We agree with plaintiff on its cross appeal that the court abused its discretion in denying that part of plaintiff's cross motion seeking leave to amend the complaint to assert a cause of action for conversion against T–Mobile, and we therefore further modify the order accordingly. “Generally, [l]eave to amend a pleading should be freely granted in the absence of prejudice to the nonmoving party where the amendment is not patently lacking in merit” (Anderson v. Nottingham Vil. Homeowner's Assn., Inc., 37 A.D.3d 1195, 1198, 830 N.Y.S.2d 882, amended on rearg. 41 A.D.3d 1324, 840 N.Y.S.2d 880 [internal quotation marks omitted]; see CPLR 3025[b] ). “To establish a cause of action in conversion, the plaintiff must show legal ownership or an immediate superior right of possession to a specific identifiable thing and must show that the defendant exercised an unauthorized dominion over the thing in question ․ to the exclusion of the plaintiff's rights” (Five Star Bank v. CNH Capital Am., LLC, 55 A.D.3d 1279, 1281, 865 N.Y.S.2d 190 [internal quotation marks omitted and emphasis added] ). Here, although plaintiff does not own the account records maintained by SunCom or T–Mobile, the purchase agreements specifically provide that SunCom “shall provide, at no cost to [plaintiff], copies of all [r]ecords reasonably requested by [plaintiff]” and that, “[i]n the event that [those r]ecords ․ are not available for a particular [a]ccount, [SunCom] will give [plaintiff], in lieu of such [r]ecords, a duly executed and notarized [a]ffidavit of [d]ebt” (emphasis added). Further, plaintiff alleged that T–Mobile failed or refused to deliver those documents to it upon request. We therefore conclude that plaintiff alleged sufficient facts to state a cause of action for conversion.

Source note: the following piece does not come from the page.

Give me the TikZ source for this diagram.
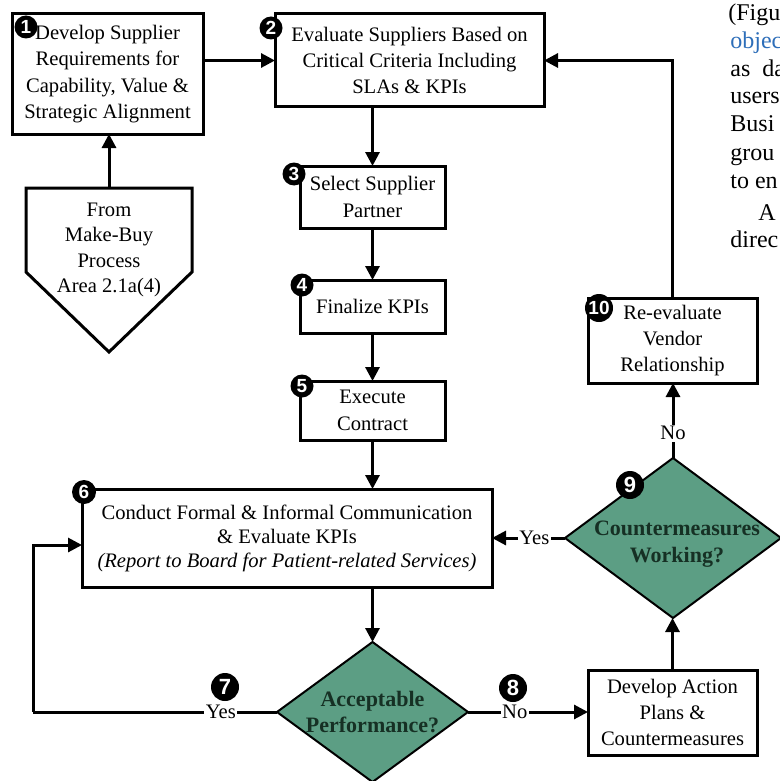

It is hereby ORDERED that the order so appealed from is unanimously modified on the law by granting that part of defendants' motion to dismiss the negligence cause of action against defendant T–Mobile USA, Inc. and granting that part of plaintiff's cross motion for leave to amend the complaint to add a conversion cause of action against that defendant and as modified the order is affirmed without costs.